start Available records

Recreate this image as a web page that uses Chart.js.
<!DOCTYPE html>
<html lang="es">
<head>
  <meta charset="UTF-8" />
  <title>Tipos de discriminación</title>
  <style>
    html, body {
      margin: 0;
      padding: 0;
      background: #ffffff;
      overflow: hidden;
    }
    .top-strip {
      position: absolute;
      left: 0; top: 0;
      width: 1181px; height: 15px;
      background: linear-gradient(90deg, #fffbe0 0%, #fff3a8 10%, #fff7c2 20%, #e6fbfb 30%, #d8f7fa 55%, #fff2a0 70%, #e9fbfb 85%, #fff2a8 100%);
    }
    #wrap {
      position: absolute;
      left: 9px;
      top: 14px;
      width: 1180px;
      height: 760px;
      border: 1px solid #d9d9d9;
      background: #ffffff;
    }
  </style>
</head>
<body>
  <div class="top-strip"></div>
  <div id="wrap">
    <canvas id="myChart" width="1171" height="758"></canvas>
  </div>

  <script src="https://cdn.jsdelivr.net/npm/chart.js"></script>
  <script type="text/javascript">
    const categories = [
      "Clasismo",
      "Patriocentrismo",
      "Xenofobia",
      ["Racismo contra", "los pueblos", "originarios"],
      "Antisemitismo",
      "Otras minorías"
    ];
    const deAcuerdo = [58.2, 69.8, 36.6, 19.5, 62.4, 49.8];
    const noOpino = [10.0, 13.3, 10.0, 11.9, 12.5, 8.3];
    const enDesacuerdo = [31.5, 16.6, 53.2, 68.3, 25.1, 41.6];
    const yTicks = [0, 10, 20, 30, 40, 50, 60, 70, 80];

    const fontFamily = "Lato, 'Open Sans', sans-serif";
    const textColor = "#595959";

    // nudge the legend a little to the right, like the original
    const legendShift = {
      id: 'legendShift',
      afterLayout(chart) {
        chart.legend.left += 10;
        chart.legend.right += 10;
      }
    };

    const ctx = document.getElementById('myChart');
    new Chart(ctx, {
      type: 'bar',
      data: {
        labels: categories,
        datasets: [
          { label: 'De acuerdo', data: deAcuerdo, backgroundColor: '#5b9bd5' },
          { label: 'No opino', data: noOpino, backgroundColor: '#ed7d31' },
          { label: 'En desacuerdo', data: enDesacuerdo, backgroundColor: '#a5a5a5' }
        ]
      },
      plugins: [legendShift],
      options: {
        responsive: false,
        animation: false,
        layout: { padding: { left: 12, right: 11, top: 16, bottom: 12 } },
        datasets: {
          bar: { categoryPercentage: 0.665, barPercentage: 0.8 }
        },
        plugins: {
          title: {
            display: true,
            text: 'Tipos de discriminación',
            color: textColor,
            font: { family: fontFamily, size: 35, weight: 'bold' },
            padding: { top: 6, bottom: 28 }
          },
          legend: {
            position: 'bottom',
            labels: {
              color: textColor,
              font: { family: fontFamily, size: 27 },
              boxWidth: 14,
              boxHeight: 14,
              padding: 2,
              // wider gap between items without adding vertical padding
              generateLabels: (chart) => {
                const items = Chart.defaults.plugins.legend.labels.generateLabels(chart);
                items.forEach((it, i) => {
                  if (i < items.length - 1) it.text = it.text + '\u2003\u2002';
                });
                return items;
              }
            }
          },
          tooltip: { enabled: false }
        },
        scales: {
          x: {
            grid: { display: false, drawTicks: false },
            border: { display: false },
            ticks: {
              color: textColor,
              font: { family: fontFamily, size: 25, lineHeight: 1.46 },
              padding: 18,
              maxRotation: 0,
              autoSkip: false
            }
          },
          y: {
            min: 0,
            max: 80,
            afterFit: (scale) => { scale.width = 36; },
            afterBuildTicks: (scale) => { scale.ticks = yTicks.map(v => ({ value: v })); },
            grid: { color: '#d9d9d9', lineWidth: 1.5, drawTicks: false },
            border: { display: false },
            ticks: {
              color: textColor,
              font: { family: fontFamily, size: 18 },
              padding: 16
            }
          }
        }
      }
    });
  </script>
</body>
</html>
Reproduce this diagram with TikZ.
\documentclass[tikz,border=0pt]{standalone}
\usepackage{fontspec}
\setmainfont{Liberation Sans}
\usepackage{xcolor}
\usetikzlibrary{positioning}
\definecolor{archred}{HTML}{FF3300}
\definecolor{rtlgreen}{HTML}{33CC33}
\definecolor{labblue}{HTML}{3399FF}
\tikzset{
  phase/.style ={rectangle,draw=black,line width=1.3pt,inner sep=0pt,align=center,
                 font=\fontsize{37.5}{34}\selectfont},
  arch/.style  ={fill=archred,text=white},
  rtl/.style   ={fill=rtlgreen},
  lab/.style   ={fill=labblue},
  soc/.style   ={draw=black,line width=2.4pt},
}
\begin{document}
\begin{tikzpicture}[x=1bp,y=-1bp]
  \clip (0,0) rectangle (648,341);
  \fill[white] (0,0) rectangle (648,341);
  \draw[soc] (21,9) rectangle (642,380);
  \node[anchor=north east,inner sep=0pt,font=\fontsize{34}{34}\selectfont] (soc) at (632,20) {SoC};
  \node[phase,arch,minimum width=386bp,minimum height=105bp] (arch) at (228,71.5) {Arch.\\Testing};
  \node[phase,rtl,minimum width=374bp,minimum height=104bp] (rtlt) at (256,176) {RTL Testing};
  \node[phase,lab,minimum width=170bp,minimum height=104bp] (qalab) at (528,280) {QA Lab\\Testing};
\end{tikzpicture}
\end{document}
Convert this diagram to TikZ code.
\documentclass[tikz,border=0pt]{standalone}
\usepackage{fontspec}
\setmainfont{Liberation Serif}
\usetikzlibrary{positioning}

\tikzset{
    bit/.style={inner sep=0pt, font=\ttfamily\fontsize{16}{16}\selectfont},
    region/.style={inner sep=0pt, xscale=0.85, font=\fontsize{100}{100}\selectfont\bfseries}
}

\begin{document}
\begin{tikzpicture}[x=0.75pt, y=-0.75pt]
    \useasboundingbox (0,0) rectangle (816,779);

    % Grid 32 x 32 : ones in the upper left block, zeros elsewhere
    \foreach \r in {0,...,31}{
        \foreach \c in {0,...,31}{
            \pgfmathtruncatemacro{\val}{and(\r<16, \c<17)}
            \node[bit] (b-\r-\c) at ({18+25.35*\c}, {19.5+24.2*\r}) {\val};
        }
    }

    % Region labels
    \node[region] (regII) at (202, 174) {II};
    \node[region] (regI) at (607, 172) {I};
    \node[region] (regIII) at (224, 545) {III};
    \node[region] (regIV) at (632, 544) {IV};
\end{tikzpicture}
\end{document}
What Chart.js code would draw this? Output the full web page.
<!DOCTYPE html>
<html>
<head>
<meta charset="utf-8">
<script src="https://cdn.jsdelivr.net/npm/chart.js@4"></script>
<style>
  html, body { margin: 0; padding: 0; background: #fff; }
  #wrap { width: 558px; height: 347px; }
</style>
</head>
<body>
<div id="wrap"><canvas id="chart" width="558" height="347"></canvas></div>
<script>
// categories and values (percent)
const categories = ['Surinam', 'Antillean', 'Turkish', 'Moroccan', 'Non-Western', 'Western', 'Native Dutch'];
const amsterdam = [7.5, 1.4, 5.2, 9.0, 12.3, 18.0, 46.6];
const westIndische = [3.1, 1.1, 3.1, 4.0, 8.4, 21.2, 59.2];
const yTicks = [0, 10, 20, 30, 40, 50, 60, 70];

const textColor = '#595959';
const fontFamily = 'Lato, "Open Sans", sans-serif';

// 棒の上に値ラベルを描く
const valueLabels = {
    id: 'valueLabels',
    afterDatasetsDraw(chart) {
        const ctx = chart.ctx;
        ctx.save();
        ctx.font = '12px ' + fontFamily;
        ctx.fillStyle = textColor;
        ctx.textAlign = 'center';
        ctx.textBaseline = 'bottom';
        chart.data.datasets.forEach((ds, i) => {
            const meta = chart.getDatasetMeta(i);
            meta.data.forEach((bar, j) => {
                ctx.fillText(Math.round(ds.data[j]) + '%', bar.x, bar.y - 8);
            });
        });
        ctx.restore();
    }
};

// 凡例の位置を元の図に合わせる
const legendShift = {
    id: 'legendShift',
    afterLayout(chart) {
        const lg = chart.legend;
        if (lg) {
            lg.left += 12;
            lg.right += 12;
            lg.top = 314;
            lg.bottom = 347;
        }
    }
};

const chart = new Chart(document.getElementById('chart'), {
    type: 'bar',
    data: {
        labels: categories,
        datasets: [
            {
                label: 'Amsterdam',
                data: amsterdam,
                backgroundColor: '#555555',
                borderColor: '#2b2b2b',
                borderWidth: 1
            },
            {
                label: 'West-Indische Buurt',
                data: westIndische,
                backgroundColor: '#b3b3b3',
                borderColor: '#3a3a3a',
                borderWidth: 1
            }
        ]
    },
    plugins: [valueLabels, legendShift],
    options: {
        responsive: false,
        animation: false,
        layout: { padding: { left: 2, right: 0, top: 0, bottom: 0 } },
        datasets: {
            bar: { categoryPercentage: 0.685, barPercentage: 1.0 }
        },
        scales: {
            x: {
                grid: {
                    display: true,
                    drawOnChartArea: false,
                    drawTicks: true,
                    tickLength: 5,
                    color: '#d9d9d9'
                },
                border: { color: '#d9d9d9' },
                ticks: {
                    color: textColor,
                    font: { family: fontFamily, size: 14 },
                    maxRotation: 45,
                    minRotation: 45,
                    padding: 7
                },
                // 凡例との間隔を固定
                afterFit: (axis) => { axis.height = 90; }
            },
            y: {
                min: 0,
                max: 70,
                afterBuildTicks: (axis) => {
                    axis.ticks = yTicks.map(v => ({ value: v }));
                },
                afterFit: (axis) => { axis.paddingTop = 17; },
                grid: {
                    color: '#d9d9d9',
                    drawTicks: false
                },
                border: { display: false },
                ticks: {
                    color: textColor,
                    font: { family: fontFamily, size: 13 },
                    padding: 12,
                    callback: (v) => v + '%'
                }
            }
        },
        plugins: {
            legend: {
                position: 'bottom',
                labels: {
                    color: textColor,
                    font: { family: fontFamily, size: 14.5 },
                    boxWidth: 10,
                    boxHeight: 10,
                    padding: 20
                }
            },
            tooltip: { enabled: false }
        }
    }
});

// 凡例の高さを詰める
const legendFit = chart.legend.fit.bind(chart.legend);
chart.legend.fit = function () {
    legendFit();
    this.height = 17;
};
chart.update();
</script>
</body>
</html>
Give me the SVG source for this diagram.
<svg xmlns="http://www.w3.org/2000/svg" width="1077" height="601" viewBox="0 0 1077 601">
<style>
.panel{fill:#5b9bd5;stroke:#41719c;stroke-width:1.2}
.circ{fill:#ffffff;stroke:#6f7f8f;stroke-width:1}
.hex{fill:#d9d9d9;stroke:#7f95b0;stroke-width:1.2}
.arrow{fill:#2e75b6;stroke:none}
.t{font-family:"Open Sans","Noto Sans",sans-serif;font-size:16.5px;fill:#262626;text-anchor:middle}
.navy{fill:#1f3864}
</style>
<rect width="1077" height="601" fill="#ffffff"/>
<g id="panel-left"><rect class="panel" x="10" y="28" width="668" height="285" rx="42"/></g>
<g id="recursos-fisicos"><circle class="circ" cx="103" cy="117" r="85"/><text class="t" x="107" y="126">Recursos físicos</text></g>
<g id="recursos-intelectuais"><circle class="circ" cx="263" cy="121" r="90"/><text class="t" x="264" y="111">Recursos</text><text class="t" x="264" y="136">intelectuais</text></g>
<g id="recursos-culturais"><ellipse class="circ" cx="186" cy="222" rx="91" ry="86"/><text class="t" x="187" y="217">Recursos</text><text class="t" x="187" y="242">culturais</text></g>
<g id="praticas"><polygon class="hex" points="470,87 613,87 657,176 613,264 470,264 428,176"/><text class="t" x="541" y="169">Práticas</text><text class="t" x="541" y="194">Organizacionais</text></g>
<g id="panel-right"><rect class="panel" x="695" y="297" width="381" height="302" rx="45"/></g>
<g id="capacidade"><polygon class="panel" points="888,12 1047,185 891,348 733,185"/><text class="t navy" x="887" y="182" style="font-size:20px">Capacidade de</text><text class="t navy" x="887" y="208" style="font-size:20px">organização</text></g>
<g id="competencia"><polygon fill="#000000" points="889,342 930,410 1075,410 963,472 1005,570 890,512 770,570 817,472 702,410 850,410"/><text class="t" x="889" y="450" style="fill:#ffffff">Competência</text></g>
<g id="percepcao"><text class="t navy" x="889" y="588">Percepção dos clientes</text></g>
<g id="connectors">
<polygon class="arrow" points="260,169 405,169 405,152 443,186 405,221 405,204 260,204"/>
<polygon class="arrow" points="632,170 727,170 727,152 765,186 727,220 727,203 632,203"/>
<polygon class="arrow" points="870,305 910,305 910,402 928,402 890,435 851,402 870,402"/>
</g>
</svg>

end Available records

▶ The task
Search the preceding listing for the word "code" and pull out every line that holds it.

▶ Solution below
Convert this diagram to TikZ code.
What Chart.js code would draw this? Output the full web page.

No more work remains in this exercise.